## THE PROBLEM
Quote all lines below exactly. Images stay out.

## RECORDS
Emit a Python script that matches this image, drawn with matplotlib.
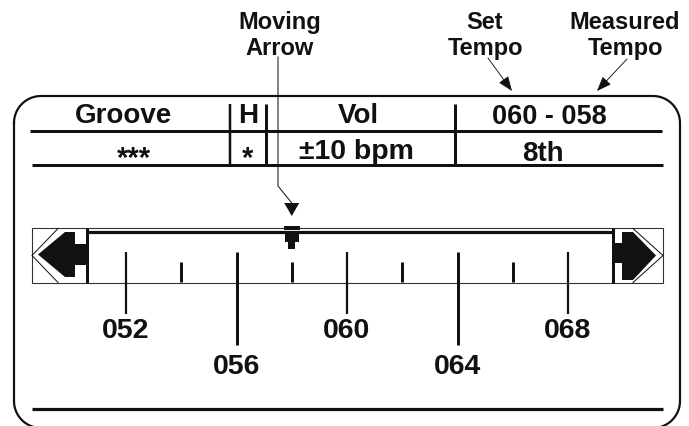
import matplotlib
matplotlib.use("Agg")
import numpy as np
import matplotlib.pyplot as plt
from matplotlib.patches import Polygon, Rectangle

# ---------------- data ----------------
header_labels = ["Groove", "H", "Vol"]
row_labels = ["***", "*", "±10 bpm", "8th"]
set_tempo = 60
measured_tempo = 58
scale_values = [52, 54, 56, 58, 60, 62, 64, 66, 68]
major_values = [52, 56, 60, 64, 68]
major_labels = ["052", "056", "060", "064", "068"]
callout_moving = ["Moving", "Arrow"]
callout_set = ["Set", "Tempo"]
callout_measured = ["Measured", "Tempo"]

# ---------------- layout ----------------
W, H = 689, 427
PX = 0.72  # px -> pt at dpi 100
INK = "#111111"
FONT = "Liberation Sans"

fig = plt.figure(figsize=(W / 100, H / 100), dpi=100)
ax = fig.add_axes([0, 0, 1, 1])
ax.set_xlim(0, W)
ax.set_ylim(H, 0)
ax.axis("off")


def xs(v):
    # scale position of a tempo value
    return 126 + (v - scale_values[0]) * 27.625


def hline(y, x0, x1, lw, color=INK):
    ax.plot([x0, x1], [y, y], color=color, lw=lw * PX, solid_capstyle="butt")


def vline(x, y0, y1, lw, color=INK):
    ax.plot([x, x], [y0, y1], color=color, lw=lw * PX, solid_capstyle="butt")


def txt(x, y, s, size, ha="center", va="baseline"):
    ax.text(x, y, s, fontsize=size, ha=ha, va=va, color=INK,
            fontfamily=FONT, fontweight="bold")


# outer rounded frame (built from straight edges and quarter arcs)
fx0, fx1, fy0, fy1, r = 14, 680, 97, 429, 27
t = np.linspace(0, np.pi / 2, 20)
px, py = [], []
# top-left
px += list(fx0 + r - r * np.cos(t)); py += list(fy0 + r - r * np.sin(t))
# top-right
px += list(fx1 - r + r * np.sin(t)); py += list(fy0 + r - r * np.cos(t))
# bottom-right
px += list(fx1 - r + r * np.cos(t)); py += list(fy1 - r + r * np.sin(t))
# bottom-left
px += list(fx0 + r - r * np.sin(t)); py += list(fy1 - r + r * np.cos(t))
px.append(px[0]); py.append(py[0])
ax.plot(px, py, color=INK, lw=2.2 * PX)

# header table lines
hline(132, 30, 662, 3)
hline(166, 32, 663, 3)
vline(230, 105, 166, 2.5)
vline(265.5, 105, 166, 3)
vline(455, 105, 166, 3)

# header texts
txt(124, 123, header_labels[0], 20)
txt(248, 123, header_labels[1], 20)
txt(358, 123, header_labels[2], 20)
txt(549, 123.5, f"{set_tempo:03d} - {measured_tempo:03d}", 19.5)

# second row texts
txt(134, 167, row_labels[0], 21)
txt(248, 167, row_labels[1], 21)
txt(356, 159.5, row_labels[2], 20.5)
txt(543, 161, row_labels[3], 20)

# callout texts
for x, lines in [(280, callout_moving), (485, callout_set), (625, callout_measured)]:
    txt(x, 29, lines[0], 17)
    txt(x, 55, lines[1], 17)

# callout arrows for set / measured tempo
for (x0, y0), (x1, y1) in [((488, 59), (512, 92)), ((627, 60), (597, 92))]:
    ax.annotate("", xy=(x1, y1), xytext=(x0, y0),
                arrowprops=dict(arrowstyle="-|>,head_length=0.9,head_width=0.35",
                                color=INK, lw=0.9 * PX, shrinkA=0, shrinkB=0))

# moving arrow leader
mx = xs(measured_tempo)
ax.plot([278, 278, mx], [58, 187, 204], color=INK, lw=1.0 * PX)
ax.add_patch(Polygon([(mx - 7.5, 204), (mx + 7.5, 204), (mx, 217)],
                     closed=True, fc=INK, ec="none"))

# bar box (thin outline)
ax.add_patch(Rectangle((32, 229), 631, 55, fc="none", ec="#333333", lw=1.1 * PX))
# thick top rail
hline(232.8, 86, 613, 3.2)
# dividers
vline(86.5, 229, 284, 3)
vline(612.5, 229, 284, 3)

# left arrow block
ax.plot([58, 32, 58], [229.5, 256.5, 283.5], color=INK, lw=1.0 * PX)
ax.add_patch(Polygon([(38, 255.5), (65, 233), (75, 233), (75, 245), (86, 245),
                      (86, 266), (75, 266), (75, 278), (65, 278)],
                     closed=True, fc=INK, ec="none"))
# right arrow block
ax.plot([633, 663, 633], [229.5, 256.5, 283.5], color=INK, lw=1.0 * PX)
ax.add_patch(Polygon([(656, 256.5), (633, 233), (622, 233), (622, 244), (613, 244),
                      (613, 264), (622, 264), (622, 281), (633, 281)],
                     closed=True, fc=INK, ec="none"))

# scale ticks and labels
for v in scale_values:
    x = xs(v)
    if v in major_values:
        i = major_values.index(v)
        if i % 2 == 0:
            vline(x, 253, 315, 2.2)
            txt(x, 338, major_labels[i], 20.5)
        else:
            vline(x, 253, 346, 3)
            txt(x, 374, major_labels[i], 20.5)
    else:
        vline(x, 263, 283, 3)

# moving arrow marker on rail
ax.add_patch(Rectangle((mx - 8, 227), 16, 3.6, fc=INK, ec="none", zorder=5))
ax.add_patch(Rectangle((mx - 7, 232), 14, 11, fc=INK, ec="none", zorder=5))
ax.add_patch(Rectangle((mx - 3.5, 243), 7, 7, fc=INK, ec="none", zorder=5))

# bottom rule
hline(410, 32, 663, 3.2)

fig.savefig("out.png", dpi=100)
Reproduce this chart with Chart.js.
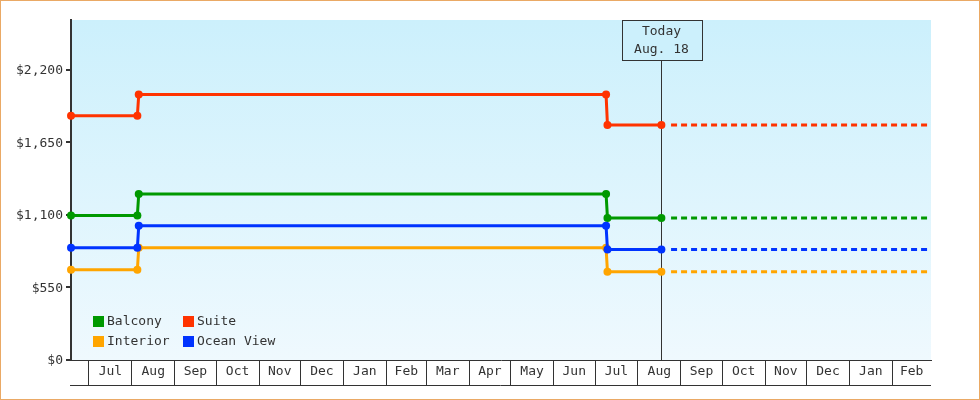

## THE SOLUTION
Emit a Python script that matches this image, drawn with matplotlib.
import matplotlib
matplotlib.use("Agg")
import numpy as np
import matplotlib.pyplot as plt
from matplotlib.patches import Polygon, Rectangle

# ---------------- data ----------------
header_labels = ["Groove", "H", "Vol"]
row_labels = ["***", "*", "±10 bpm", "8th"]
set_tempo = 60
measured_tempo = 58
scale_values = [52, 54, 56, 58, 60, 62, 64, 66, 68]
major_values = [52, 56, 60, 64, 68]
major_labels = ["052", "056", "060", "064", "068"]
callout_moving = ["Moving", "Arrow"]
callout_set = ["Set", "Tempo"]
callout_measured = ["Measured", "Tempo"]

# ---------------- layout ----------------
W, H = 689, 427
PX = 0.72  # px -> pt at dpi 100
INK = "#111111"
FONT = "Liberation Sans"

fig = plt.figure(figsize=(W / 100, H / 100), dpi=100)
ax = fig.add_axes([0, 0, 1, 1])
ax.set_xlim(0, W)
ax.set_ylim(H, 0)
ax.axis("off")


def xs(v):
    # scale position of a tempo value
    return 126 + (v - scale_values[0]) * 27.625


def hline(y, x0, x1, lw, color=INK):
    ax.plot([x0, x1], [y, y], color=color, lw=lw * PX, solid_capstyle="butt")


def vline(x, y0, y1, lw, color=INK):
    ax.plot([x, x], [y0, y1], color=color, lw=lw * PX, solid_capstyle="butt")


def txt(x, y, s, size, ha="center", va="baseline"):
    ax.text(x, y, s, fontsize=size, ha=ha, va=va, color=INK,
            fontfamily=FONT, fontweight="bold")


# outer rounded frame (built from straight edges and quarter arcs)
fx0, fx1, fy0, fy1, r = 14, 680, 97, 429, 27
t = np.linspace(0, np.pi / 2, 20)
px, py = [], []
# top-left
px += list(fx0 + r - r * np.cos(t)); py += list(fy0 + r - r * np.sin(t))
# top-right
px += list(fx1 - r + r * np.sin(t)); py += list(fy0 + r - r * np.cos(t))
# bottom-right
px += list(fx1 - r + r * np.cos(t)); py += list(fy1 - r + r * np.sin(t))
# bottom-left
px += list(fx0 + r - r * np.sin(t)); py += list(fy1 - r + r * np.cos(t))
px.append(px[0]); py.append(py[0])
ax.plot(px, py, color=INK, lw=2.2 * PX)

# header table lines
hline(132, 30, 662, 3)
hline(166, 32, 663, 3)
vline(230, 105, 166, 2.5)
vline(265.5, 105, 166, 3)
vline(455, 105, 166, 3)

# header texts
txt(124, 123, header_labels[0], 20)
txt(248, 123, header_labels[1], 20)
txt(358, 123, header_labels[2], 20)
txt(549, 123.5, f"{set_tempo:03d} - {measured_tempo:03d}", 19.5)

# second row texts
txt(134, 167, row_labels[0], 21)
txt(248, 167, row_labels[1], 21)
txt(356, 159.5, row_labels[2], 20.5)
txt(543, 161, row_labels[3], 20)

# callout texts
for x, lines in [(280, callout_moving), (485, callout_set), (625, callout_measured)]:
    txt(x, 29, lines[0], 17)
    txt(x, 55, lines[1], 17)

# callout arrows for set / measured tempo
for (x0, y0), (x1, y1) in [((488, 59), (512, 92)), ((627, 60), (597, 92))]:
    ax.annotate("", xy=(x1, y1), xytext=(x0, y0),
                arrowprops=dict(arrowstyle="-|>,head_length=0.9,head_width=0.35",
                                color=INK, lw=0.9 * PX, shrinkA=0, shrinkB=0))

# moving arrow leader
mx = xs(measured_tempo)
ax.plot([278, 278, mx], [58, 187, 204], color=INK, lw=1.0 * PX)
ax.add_patch(Polygon([(mx - 7.5, 204), (mx + 7.5, 204), (mx, 217)],
                     closed=True, fc=INK, ec="none"))

# bar box (thin outline)
ax.add_patch(Rectangle((32, 229), 631, 55, fc="none", ec="#333333", lw=1.1 * PX))
# thick top rail
hline(232.8, 86, 613, 3.2)
# dividers
vline(86.5, 229, 284, 3)
vline(612.5, 229, 284, 3)

# left arrow block
ax.plot([58, 32, 58], [229.5, 256.5, 283.5], color=INK, lw=1.0 * PX)
ax.add_patch(Polygon([(38, 255.5), (65, 233), (75, 233), (75, 245), (86, 245),
                      (86, 266), (75, 266), (75, 278), (65, 278)],
                     closed=True, fc=INK, ec="none"))
# right arrow block
ax.plot([633, 663, 633], [229.5, 256.5, 283.5], color=INK, lw=1.0 * PX)
ax.add_patch(Polygon([(656, 256.5), (633, 233), (622, 233), (622, 244), (613, 244),
                      (613, 264), (622, 264), (622, 281), (633, 281)],
                     closed=True, fc=INK, ec="none"))

# scale ticks and labels
for v in scale_values:
    x = xs(v)
    if v in major_values:
        i = major_values.index(v)
        if i % 2 == 0:
            vline(x, 253, 315, 2.2)
            txt(x, 338, major_labels[i], 20.5)
        else:
            vline(x, 253, 346, 3)
            txt(x, 374, major_labels[i], 20.5)
    else:
        vline(x, 263, 283, 3)

# moving arrow marker on rail
ax.add_patch(Rectangle((mx - 8, 227), 16, 3.6, fc=INK, ec="none", zorder=5))
ax.add_patch(Rectangle((mx - 7, 232), 14, 11, fc=INK, ec="none", zorder=5))
ax.add_patch(Rectangle((mx - 3.5, 243), 7, 7, fc=INK, ec="none", zorder=5))

# bottom rule
hline(410, 32, 663, 3.2)

fig.savefig("out.png", dpi=100)
Reproduce this chart with Chart.js.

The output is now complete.